Data:
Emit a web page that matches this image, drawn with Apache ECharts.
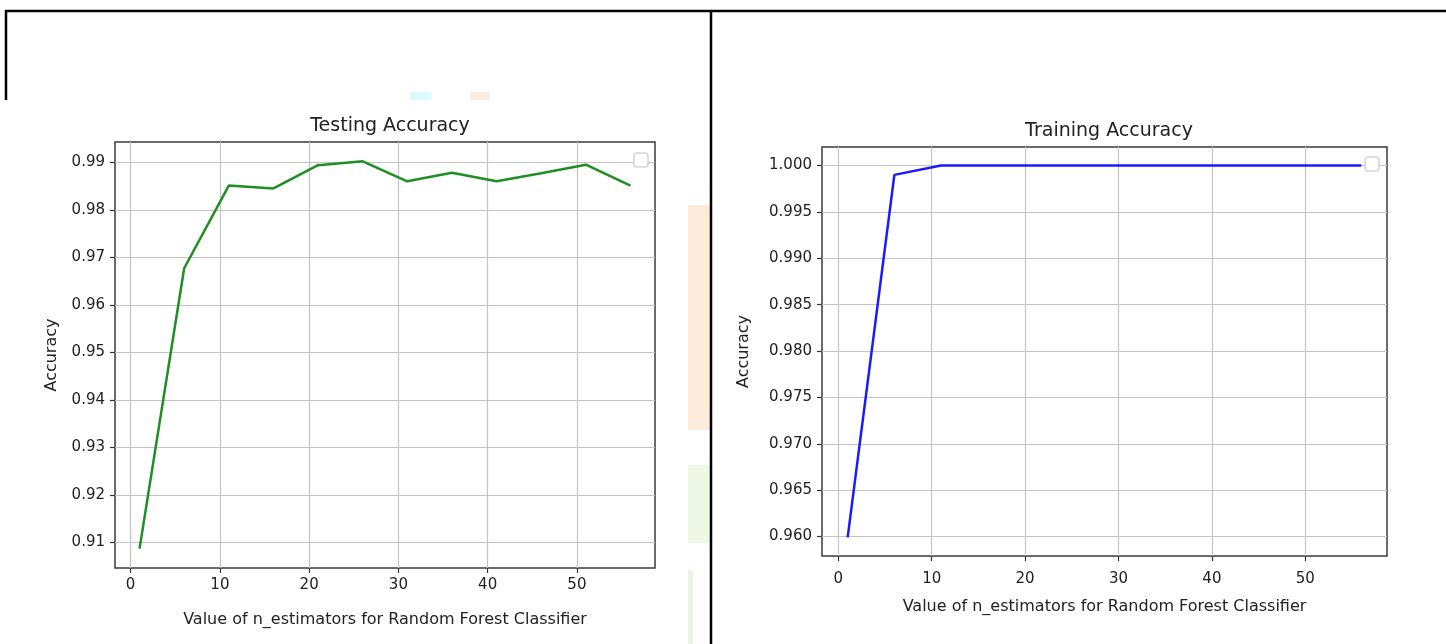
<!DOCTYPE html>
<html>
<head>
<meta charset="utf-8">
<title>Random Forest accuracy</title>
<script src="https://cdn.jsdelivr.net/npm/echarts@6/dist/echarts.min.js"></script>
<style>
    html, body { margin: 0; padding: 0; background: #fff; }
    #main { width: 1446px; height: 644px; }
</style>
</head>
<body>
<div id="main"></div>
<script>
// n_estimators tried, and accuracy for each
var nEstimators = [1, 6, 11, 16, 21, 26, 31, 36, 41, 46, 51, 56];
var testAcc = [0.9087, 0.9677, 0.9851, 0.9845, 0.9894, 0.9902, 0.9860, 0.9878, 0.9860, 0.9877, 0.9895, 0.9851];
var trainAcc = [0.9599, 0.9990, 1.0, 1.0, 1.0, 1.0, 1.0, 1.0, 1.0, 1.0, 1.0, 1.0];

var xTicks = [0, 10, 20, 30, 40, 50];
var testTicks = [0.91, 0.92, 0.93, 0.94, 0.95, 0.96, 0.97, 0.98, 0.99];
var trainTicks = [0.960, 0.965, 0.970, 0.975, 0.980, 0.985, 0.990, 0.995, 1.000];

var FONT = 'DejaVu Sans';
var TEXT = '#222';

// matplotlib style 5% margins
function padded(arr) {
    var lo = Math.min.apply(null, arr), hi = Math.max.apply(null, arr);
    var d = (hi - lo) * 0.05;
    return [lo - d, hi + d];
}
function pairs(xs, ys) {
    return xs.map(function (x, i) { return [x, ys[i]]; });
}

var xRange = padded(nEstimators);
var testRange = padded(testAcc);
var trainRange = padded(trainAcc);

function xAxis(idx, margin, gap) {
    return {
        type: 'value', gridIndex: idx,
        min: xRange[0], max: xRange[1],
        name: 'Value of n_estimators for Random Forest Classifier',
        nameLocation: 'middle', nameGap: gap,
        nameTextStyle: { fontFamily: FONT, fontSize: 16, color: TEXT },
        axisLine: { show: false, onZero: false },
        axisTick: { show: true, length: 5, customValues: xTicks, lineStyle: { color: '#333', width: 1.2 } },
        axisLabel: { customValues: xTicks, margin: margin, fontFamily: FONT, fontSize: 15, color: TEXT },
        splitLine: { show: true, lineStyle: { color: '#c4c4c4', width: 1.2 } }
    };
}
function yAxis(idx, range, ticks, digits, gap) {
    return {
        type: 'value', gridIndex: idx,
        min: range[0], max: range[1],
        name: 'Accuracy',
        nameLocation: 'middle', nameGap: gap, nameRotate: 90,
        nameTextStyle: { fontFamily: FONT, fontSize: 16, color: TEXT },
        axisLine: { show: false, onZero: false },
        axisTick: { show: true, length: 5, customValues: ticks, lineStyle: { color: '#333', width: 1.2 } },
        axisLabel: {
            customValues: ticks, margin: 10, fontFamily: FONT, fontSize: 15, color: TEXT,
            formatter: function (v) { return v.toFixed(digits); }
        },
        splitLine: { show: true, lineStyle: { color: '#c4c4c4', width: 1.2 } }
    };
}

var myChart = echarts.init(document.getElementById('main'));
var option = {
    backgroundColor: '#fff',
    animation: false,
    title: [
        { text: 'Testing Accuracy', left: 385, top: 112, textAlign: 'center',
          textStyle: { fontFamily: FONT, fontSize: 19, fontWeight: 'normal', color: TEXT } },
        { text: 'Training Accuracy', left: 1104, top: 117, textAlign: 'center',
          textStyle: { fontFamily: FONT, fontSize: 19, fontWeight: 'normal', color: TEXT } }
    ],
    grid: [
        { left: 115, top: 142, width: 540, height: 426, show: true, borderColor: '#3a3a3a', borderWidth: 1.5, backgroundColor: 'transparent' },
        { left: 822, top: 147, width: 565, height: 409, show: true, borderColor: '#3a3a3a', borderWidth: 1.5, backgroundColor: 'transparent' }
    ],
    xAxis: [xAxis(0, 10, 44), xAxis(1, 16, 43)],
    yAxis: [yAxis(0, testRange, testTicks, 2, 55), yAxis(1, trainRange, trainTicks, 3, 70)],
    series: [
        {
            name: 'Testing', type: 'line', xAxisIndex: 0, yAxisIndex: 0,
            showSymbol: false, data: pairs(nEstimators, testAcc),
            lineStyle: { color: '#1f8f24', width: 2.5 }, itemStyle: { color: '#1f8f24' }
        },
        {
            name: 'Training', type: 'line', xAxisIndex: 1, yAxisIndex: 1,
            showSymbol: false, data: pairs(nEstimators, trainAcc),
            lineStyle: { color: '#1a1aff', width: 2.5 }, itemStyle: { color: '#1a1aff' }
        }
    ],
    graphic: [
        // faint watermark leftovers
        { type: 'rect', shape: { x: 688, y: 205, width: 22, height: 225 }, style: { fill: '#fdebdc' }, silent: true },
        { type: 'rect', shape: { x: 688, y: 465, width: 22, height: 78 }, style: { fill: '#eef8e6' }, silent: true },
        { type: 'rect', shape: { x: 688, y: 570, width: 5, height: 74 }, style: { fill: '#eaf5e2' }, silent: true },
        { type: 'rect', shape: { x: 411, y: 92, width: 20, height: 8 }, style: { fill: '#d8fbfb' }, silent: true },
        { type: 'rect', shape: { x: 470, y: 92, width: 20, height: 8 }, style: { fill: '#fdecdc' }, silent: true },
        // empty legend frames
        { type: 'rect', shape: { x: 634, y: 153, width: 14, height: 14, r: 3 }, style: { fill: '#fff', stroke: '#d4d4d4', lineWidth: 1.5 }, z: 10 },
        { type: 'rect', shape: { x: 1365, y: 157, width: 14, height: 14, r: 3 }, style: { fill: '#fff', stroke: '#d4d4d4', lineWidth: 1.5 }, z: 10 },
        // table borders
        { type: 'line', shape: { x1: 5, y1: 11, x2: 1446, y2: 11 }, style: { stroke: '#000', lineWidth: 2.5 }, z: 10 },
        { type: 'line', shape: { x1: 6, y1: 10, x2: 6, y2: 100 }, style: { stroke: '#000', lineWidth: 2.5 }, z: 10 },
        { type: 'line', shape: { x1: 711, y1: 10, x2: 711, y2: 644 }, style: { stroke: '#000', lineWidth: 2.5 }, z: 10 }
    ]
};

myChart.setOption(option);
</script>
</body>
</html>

Task description: Write the listing above out again exactly, dropping each image.

Response to the exercise:
Emit a web page that matches this image, drawn with Apache ECharts.
<!DOCTYPE html>
<html>
<head>
<meta charset="utf-8">
<title>Random Forest accuracy</title>
<script src="https://cdn.jsdelivr.net/npm/echarts@6/dist/echarts.min.js"></script>
<style>
    html, body { margin: 0; padding: 0; background: #fff; }
    #main { width: 1446px; height: 644px; }
</style>
</head>
<body>
<div id="main"></div>
<script>
// n_estimators tried, and accuracy for each
var nEstimators = [1, 6, 11, 16, 21, 26, 31, 36, 41, 46, 51, 56];
var testAcc = [0.9087, 0.9677, 0.9851, 0.9845, 0.9894, 0.9902, 0.9860, 0.9878, 0.9860, 0.9877, 0.9895, 0.9851];
var trainAcc = [0.9599, 0.9990, 1.0, 1.0, 1.0, 1.0, 1.0, 1.0, 1.0, 1.0, 1.0, 1.0];

var xTicks = [0, 10, 20, 30, 40, 50];
var testTicks = [0.91, 0.92, 0.93, 0.94, 0.95, 0.96, 0.97, 0.98, 0.99];
var trainTicks = [0.960, 0.965, 0.970, 0.975, 0.980, 0.985, 0.990, 0.995, 1.000];

var FONT = 'DejaVu Sans';
var TEXT = '#222';

// matplotlib style 5% margins
function padded(arr) {
    var lo = Math.min.apply(null, arr), hi = Math.max.apply(null, arr);
    var d = (hi - lo) * 0.05;
    return [lo - d, hi + d];
}
function pairs(xs, ys) {
    return xs.map(function (x, i) { return [x, ys[i]]; });
}

var xRange = padded(nEstimators);
var testRange = padded(testAcc);
var trainRange = padded(trainAcc);

function xAxis(idx, margin, gap) {
    return {
        type: 'value', gridIndex: idx,
        min: xRange[0], max: xRange[1],
        name: 'Value of n_estimators for Random Forest Classifier',
        nameLocation: 'middle', nameGap: gap,
        nameTextStyle: { fontFamily: FONT, fontSize: 16, color: TEXT },
        axisLine: { show: false, onZero: false },
        axisTick: { show: true, length: 5, customValues: xTicks, lineStyle: { color: '#333', width: 1.2 } },
        axisLabel: { customValues: xTicks, margin: margin, fontFamily: FONT, fontSize: 15, color: TEXT },
        splitLine: { show: true, lineStyle: { color: '#c4c4c4', width: 1.2 } }
    };
}
function yAxis(idx, range, ticks, digits, gap) {
    return {
        type: 'value', gridIndex: idx,
        min: range[0], max: range[1],
        name: 'Accuracy',
        nameLocation: 'middle', nameGap: gap, nameRotate: 90,
        nameTextStyle: { fontFamily: FONT, fontSize: 16, color: TEXT },
        axisLine: { show: false, onZero: false },
        axisTick: { show: true, length: 5, customValues: ticks, lineStyle: { color: '#333', width: 1.2 } },
        axisLabel: {
            customValues: ticks, margin: 10, fontFamily: FONT, fontSize: 15, color: TEXT,
            formatter: function (v) { return v.toFixed(digits); }
        },
        splitLine: { show: true, lineStyle: { color: '#c4c4c4', width: 1.2 } }
    };
}

var myChart = echarts.init(document.getElementById('main'));
var option = {
    backgroundColor: '#fff',
    animation: false,
    title: [
        { text: 'Testing Accuracy', left: 385, top: 112, textAlign: 'center',
          textStyle: { fontFamily: FONT, fontSize: 19, fontWeight: 'normal', color: TEXT } },
        { text: 'Training Accuracy', left: 1104, top: 117, textAlign: 'center',
          textStyle: { fontFamily: FONT, fontSize: 19, fontWeight: 'normal', color: TEXT } }
    ],
    grid: [
        { left: 115, top: 142, width: 540, height: 426, show: true, borderColor: '#3a3a3a', borderWidth: 1.5, backgroundColor: 'transparent' },
        { left: 822, top: 147, width: 565, height: 409, show: true, borderColor: '#3a3a3a', borderWidth: 1.5, backgroundColor: 'transparent' }
    ],
    xAxis: [xAxis(0, 10, 44), xAxis(1, 16, 43)],
    yAxis: [yAxis(0, testRange, testTicks, 2, 55), yAxis(1, trainRange, trainTicks, 3, 70)],
    series: [
        {
            name: 'Testing', type: 'line', xAxisIndex: 0, yAxisIndex: 0,
            showSymbol: false, data: pairs(nEstimators, testAcc),
            lineStyle: { color: '#1f8f24', width: 2.5 }, itemStyle: { color: '#1f8f24' }
        },
        {
            name: 'Training', type: 'line', xAxisIndex: 1, yAxisIndex: 1,
            showSymbol: false, data: pairs(nEstimators, trainAcc),
            lineStyle: { color: '#1a1aff', width: 2.5 }, itemStyle: { color: '#1a1aff' }
        }
    ],
    graphic: [
        // faint watermark leftovers
        { type: 'rect', shape: { x: 688, y: 205, width: 22, height: 225 }, style: { fill: '#fdebdc' }, silent: true },
        { type: 'rect', shape: { x: 688, y: 465, width: 22, height: 78 }, style: { fill: '#eef8e6' }, silent: true },
        { type: 'rect', shape: { x: 688, y: 570, width: 5, height: 74 }, style: { fill: '#eaf5e2' }, silent: true },
        { type: 'rect', shape: { x: 411, y: 92, width: 20, height: 8 }, style: { fill: '#d8fbfb' }, silent: true },
        { type: 'rect', shape: { x: 470, y: 92, width: 20, height: 8 }, style: { fill: '#fdecdc' }, silent: true },
        // empty legend frames
        { type: 'rect', shape: { x: 634, y: 153, width: 14, height: 14, r: 3 }, style: { fill: '#fff', stroke: '#d4d4d4', lineWidth: 1.5 }, z: 10 },
        { type: 'rect', shape: { x: 1365, y: 157, width: 14, height: 14, r: 3 }, style: { fill: '#fff', stroke: '#d4d4d4', lineWidth: 1.5 }, z: 10 },
        // table borders
        { type: 'line', shape: { x1: 5, y1: 11, x2: 1446, y2: 11 }, style: { stroke: '#000', lineWidth: 2.5 }, z: 10 },
        { type: 'line', shape: { x1: 6, y1: 10, x2: 6, y2: 100 }, style: { stroke: '#000', lineWidth: 2.5 }, z: 10 },
        { type: 'line', shape: { x1: 711, y1: 10, x2: 711, y2: 644 }, style: { stroke: '#000', lineWidth: 2.5 }, z: 10 }
    ]
};

myChart.setOption(option);
</script>
</body>
</html>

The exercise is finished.